Oh chouette! Moi aussi, je l'ai adoré et moi aussi, il faut que je lise To kill a mocking bird.
Ce fut vraiment une belle découverte, alors que je n'en attendais pas grand chose à priori. Quant à To kill a mockingbird, j'espère avoir bientôt le temps de le sortir de ma PAL.
Moi je suis frustrée de tout ce que j'accumule dans ma PAL et que je ne parviens pas à lire ! Mississipi, recommandé par une libbraire, en fait partie et j'espère ne pas tarder à le sortir de la PAL !! Et le défi d'Ys stagne pas mal chez moi…
J'accumule moi aussi plus de livres que je ne peux en lire. Il y en a tellement qui me tentent ! J'espère que tu aimeras Mississippi, et je ne peux que te conseiller de le sortir rapidement de ta PAL.

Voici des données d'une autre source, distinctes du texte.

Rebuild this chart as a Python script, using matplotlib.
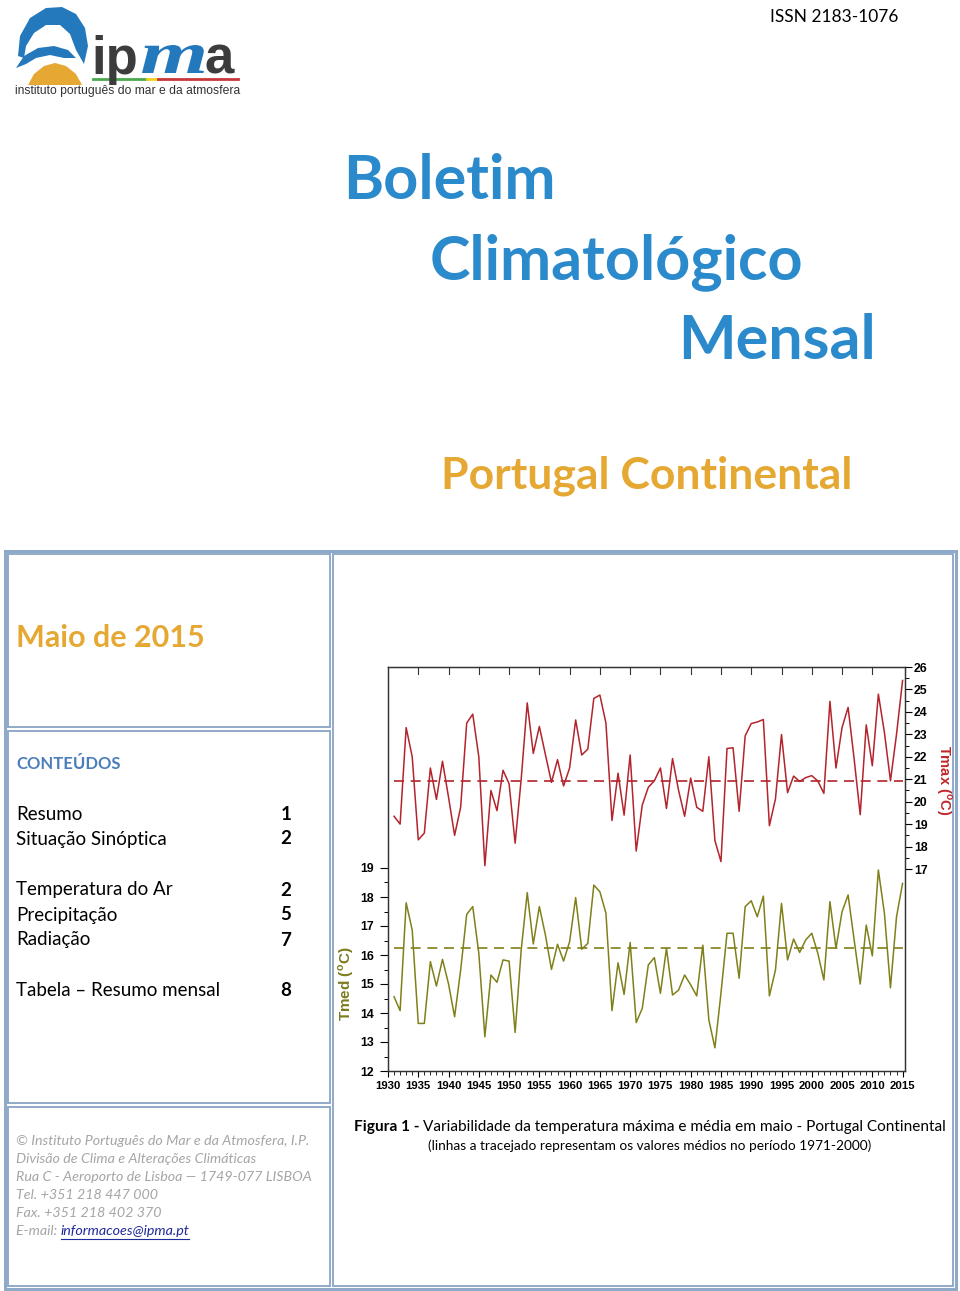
import numpy as np
import matplotlib
matplotlib.use("Agg")
import matplotlib.pyplot as plt
import matplotlib.transforms as mtransforms
from matplotlib.patches import Rectangle, Polygon, PathPatch
from matplotlib.textpath import TextPath
from matplotlib.font_manager import FontProperties
from matplotlib.ticker import MultipleLocator

plt.rcParams['font.family'] = ['Lato', 'DejaVu Sans']

W, H = 960, 1291

# ---- data ----
years = list(range(1931, 2016))
tmax = [19.35, 19.0, 23.3, 22.0, 18.3, 18.6, 21.5, 20.1, 21.8, 20.2,
        18.5, 19.75, 23.5, 23.9, 22.0, 17.15, 20.5, 19.6, 21.4, 20.8,
        18.15, 21.0, 24.4, 22.15, 23.35, 22.1, 20.86, 21.87, 20.7, 21.5,
        23.64, 22.08, 22.34, 24.6, 24.75, 23.5, 19.16, 21.27, 19.4, 22.08,
        17.8, 19.85, 20.64, 20.93, 21.5, 19.7, 21.92, 20.5, 19.35, 21.05,
        19.75, 19.57, 22.0, 18.27, 17.33, 22.37, 22.4, 19.57, 22.93, 23.48,
        23.55, 23.66, 18.93, 20.12, 22.99, 20.4, 21.14, 20.9, 21.07, 21.16,
        20.92, 20.37, 24.47, 21.5, 23.3, 24.2, 21.9, 19.42, 23.42, 21.6,
        24.79, 23.08, 20.93, 23.0, 25.4]
tmed = [14.56, 14.08, 17.8, 16.86, 13.64, 13.64, 15.77, 14.93, 15.85, 15.0,
        13.87, 15.48, 17.4, 17.67, 16.06, 13.18, 15.31, 15.06, 15.83, 15.79,
        13.33, 16.17, 18.15, 16.38, 17.67, 16.69, 15.5, 16.37, 15.79, 16.46,
        17.98, 16.2, 16.4, 18.41, 18.18, 17.44, 14.08, 15.73, 14.64, 16.43,
        13.67, 14.16, 15.66, 15.91, 14.68, 16.23, 14.62, 14.79, 15.31, 14.97,
        14.59, 16.34, 13.76, 12.8, 14.68, 16.75, 16.75, 15.2, 17.67, 17.87,
        17.32, 18.03, 14.59, 15.48, 17.78, 15.83, 16.55, 16.09, 16.52, 16.75,
        16.06, 15.14, 17.84, 16.23, 17.49, 18.07, 16.52, 15.0, 17.03, 15.97,
        18.93, 17.44, 14.87, 17.32, 18.47]
tmax_normal = 20.9   # 1971-2000
tmed_normal = 16.23
xtick_years = list(range(1930, 2016, 5))
tmed_ticks = list(range(12, 20))
tmax_ticks = list(range(17, 27))

contents = ["Resumo", "Situação Sinóptica", "Temperatura do Ar",
            "Precipitação", "Radiação", "Tabela – Resumo mensal"]
pages = ["1", "2", "2", "5", "7", "8"]
address = ["© Instituto Português do Mar e da Atmosfera, I.P.",
           "Divisão de Clima e Alterações Climáticas",
           "Rua C - Aeroporto de Lisboa — 1749-077 LISBOA",
           "Tel. +351 218 447 000",
           "Fax. +351 218 402 370"]

BLUE = '#2B8ACB'
GOLD = '#E5A833'
BORDER = '#8FAAC8'
RED = '#B3242C'
OLIVE = '#80801A'
LOGO_BLUE = '#2479BD'

fig = plt.figure(figsize=(W / 100, H / 100), dpi=100)
bg = fig.add_axes([0, 0, 1, 1])
bg.set_xlim(0, W)
bg.set_ylim(H, 0)
bg.axis('off')

# ---- logo ----
mound = [(28, 85), (34, 74), (44, 66), (55, 63), (66, 66), (76, 74), (82, 85)]
bg.add_patch(Polygon(mound, closed=True, color=GOLD, lw=0))
hood = [(18, 56), (20, 36), (30, 18), (46, 8), (62, 7), (76, 14), (85, 28),
        (88, 46), (84, 64), (76, 50), (70, 34), (60, 25), (46, 25), (34, 33),
        (26, 46), (24, 58)]
bg.add_patch(Polygon(hood, closed=True, color=LOGO_BLUE, lw=0))
wave = [(16, 68), (24, 56), (38, 48), (54, 46), (68, 50), (76, 58), (64, 58),
        (50, 55), (36, 58), (26, 64)]
bg.add_patch(Polygon(wave, closed=True, color=LOGO_BLUE, lw=0))
bg.plot([30, 40, 54, 66], [44, 36, 34, 38], color='white', lw=1.5)

bg.text(91, 74, "ip", fontsize=38, weight='bold', color='#3C3C3C',
        family='Liberation Sans', ha='left', va='baseline')
bg.text(204, 74, "a", fontsize=38, weight='bold', color='#3C3C3C',
        family='Liberation Sans', ha='left', va='baseline')
tp = TextPath((0, 0), "m", size=40,
              prop=FontProperties(family='Liberation Serif', style='italic',
                                  weight='bold'))
ext = tp.get_extents()
mtr = (mtransforms.Affine2D().translate(-ext.x0, -ext.y0)
       .scale(62 / ext.width, -28 / ext.height).translate(142, 73))
bg.add_patch(PathPatch(tp, color=LOGO_BLUE, lw=0,
                       transform=mtr + bg.transData))
bg.plot([93, 147], [79, 79], color='#4CA84C', lw=2)
bg.plot([147, 158], [79, 79], color='#F2D21B', lw=2)
bg.plot([158, 238], [79, 79], color='#C8373A', lw=2)
bg.text(15, 91, "instituto português do mar e da atmosfera", fontsize=8.7,
        color='#333333', family='Liberation Sans', ha='left', va='center')

bg.text(834, 17, "ISSN 2183-1076", fontsize=12.5, color='black',
        ha='center', va='center')

# ---- titles ----
bg.text(343, 199, "Boletim", fontsize=44, weight='bold', color=BLUE,
        ha='left', va='baseline')
bg.text(430, 279, "Climatológico", fontsize=44, weight='bold', color=BLUE,
        ha='left', va='baseline')
bg.text(678, 359, "Mensal", fontsize=44, weight='bold', color=BLUE,
        ha='left', va='baseline')
bg.text(441, 488, "Portugal Continental", fontsize=32, weight='bold',
        color=GOLD, ha='left', va='baseline')

# ---- table frame ----
bg.add_patch(Rectangle((5, 551), 951, 738, fill=False, ec=BORDER, lw=2.2))
for (x0, y0, x1, y1) in [(8, 554, 330, 727), (8, 731, 330, 1103),
                         (8, 1107, 330, 1286), (333, 554, 953, 1286)]:
    bg.add_patch(Rectangle((x0, y0), x1 - x0, y1 - y0, fill=False,
                           ec=BORDER, lw=1.4))

bg.text(16, 647, "Maio de 2015", fontsize=22, weight='bold', color=GOLD,
        ha='left', va='baseline')
bg.text(16, 764, "CONTEÚDOS", fontsize=12, weight='bold', color='#4A7EBB',
        ha='left', va='center')
row_y = [814, 839, 890, 915, 940, 991]
for name, pg, yy in zip(contents, pages, row_y):
    bg.text(16, yy, name, fontsize=13.5, color='black', ha='left', va='center')
    bg.text(286, yy, pg, fontsize=13.5, weight='bold', color='black',
            ha='center', va='center')

GRAY = '#A5A5A5'
for i, line in enumerate(address):
    bg.text(16, 1141 + 18 * i, line, fontsize=10.3, style='italic',
            color=GRAY, ha='left', va='center')

renderer = fig.canvas.get_renderer()


def text_width(t):
    return t.get_window_extent(renderer=renderer).width


lab = bg.text(16, 1231, "E-mail: ", fontsize=10.3, style='italic', color=GRAY,
              ha='left', va='center')
wl = text_width(lab)
mail = bg.text(16 + wl, 1231, "informacoes@ipma.pt", fontsize=10.3,
               style='italic', color='#1F2A9C', ha='left', va='center')
wm = text_width(mail)
bg.plot([16 + wl, 16 + wl + wm], [1238.5, 1238.5], color='#1F2A9C', lw=0.8)

# ---- caption ----
cap_b = bg.text(0, 1127, "Figura 1 - ", fontsize=11.1, weight='bold',
                color='black', ha='left', va='center')
cap_r = bg.text(0, 1127, "Variabilidade da temperatura máxima e média em maio"
                " - Portugal Continental", fontsize=11.1, color='black',
                ha='left', va='center')
wb, wr = text_width(cap_b), text_width(cap_r)
x0 = 650 - (wb + wr) / 2
cap_b.set_x(x0)
cap_r.set_x(x0 + wb)
bg.text(650, 1146, "(linhas a tracejado representam os valores médios no "
        "período 1971-2000)", fontsize=9.8, color='black', ha='center',
        va='center')

# ---- chart ----
L, R, T, B = 388, 905, 667, 1071
ax = fig.add_axes([L / W, 1 - B / H, (R - L) / W, (B - T) / H])
ax2 = ax.twinx()
ax.set_xlim(1930, 2015.4)

ax.plot(years, tmed, color=OLIVE, lw=1.1)
ax.plot([years[0], years[-1]], [tmed_normal, tmed_normal], color=OLIVE,
        lw=1.2, dashes=(6, 4))
ax2.plot(years, tmax, color=RED, lw=1.1)
ax2.plot([years[0], years[-1]], [tmax_normal, tmax_normal], color=RED,
         lw=1.2, dashes=(6, 4))

ax.set_ylim(12, 12 + (B - T) / 29.0)
ax2.set_ylim(8, 26)

tickfont = dict(family='Liberation Sans', weight='bold', size=8.8)
ax.set_yticks(tmed_ticks)
ax.set_yticks(np.arange(12, 19.01, 0.5), minor=True)
ax.set_yticklabels([str(v) for v in tmed_ticks], **tickfont)
ax2.set_yticks(tmax_ticks)
ax2.set_yticks(np.arange(17, 26.01, 0.5), minor=True)
ax2.set_yticklabels([str(v) for v in tmax_ticks], **tickfont)
ax.set_xticks(xtick_years)
ax.set_xticklabels([str(v) for v in xtick_years], family='Liberation Sans',
                   weight='bold', size=8.2)
ax.xaxis.set_minor_locator(MultipleLocator(1))

ax.tick_params(axis='y', which='major', direction='out', length=6, width=0.8,
               pad=4)
ax.tick_params(axis='y', which='minor', direction='out', length=3, width=0.7)
ax2.tick_params(axis='y', which='major', direction='out', length=5, width=0.8,
                pad=1.5)
ax2.tick_params(axis='y', which='minor', direction='out', length=3, width=0.7)
ax.tick_params(axis='x', which='major', direction='out', length=4, width=0.8,
               pad=3, top=False)
ax.tick_params(axis='x', which='minor', direction='out', length=3, width=0.6)
for a in (ax, ax2):
    for s in a.spines.values():
        s.set_linewidth(0.9)
        s.set_color('#333333')

# inward ticks on top spine
ytop = ax.get_ylim()[1]
for yr in xtick_years[1:-1]:
    ax.plot([yr, yr], [ytop, ytop - 0.25], color='#333333', lw=0.8,
            clip_on=False)

bg.text(346, 984, r"Tmed ($^\mathregular{o}$C)", rotation=90, fontsize=11,
        weight='bold', color='#7C7C1E', family='Liberation Sans',
        ha='center', va='center')
bg.text(944, 780, r"Tmax ($^\mathregular{o}$C)", rotation=270, fontsize=10.5,
        weight='bold', color='#C0282C', family='Liberation Sans',
        ha='center', va='center')

fig.savefig("out.png", dpi=100)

Oh là là, qu'est ce que ton billet donne envie, surtout que je suis un peu dans ma période "Southern literature" en ce moment. Je note donc la référence !
Et sinon, je ne peux que t'appuyer, il faut que tu lises To Kill a Mockingbird ! 🙂
Contente de t'avoir tentée. J'espère qu'il te plaira !
je suis ravie de lire ton billet et ton enthousiasme pour ce roman !
Merci. J'espère que tu l'apprécieras tout autant !
J'ai hésité à le commander il y a quelques jours, tu as achevé de me convaincre !
Jolie chronique, même si je ne partage pas tellement ton avis: je suis bien plus circonspect que toi sur ce roman, que j'ai trouvé longuet, déprimant (mais sur ce point c'est une question de goût), et auquel il manque une réelle intrigue. Bref, je n'ai pas été conquis.